[BEGIN]

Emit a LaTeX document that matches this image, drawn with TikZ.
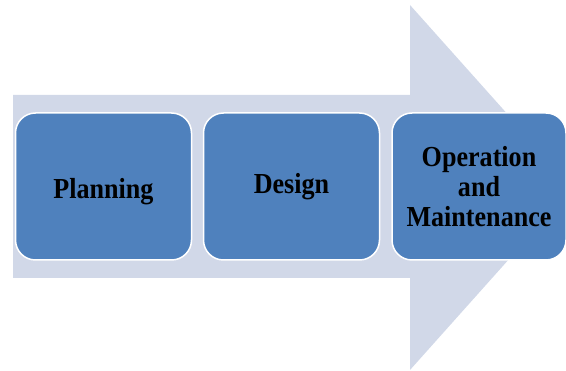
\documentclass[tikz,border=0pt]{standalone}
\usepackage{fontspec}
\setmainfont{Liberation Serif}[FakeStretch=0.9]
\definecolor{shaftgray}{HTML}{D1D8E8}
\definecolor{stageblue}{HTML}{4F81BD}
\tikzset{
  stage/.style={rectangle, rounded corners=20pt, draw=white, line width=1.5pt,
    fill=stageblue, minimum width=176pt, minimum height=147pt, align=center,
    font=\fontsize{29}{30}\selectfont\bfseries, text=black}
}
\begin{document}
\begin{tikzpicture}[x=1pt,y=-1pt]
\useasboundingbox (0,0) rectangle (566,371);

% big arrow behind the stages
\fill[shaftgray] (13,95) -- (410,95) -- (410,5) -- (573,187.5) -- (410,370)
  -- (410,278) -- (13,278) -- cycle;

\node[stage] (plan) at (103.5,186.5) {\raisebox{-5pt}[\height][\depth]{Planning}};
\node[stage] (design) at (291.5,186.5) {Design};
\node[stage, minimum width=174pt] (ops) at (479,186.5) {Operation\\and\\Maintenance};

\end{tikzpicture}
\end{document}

[END]

### EXERCISE PROMPT
From the material above, copy everything exactly but the pictures.

### RESULT
Emit a LaTeX document that matches this image, drawn with TikZ.
\documentclass[tikz,border=0pt]{standalone}
\usepackage{fontspec}
\setmainfont{Liberation Serif}[FakeStretch=0.9]
\definecolor{shaftgray}{HTML}{D1D8E8}
\definecolor{stageblue}{HTML}{4F81BD}
\tikzset{
  stage/.style={rectangle, rounded corners=20pt, draw=white, line width=1.5pt,
    fill=stageblue, minimum width=176pt, minimum height=147pt, align=center,
    font=\fontsize{29}{30}\selectfont\bfseries, text=black}
}
\begin{document}
\begin{tikzpicture}[x=1pt,y=-1pt]
\useasboundingbox (0,0) rectangle (566,371);

% big arrow behind the stages
\fill[shaftgray] (13,95) -- (410,95) -- (410,5) -- (573,187.5) -- (410,370)
  -- (410,278) -- (13,278) -- cycle;

\node[stage] (plan) at (103.5,186.5) {\raisebox{-5pt}[\height][\depth]{Planning}};
\node[stage] (design) at (291.5,186.5) {Design};
\node[stage, minimum width=174pt] (ops) at (479,186.5) {Operation\\and\\Maintenance};

\end{tikzpicture}
\end{document}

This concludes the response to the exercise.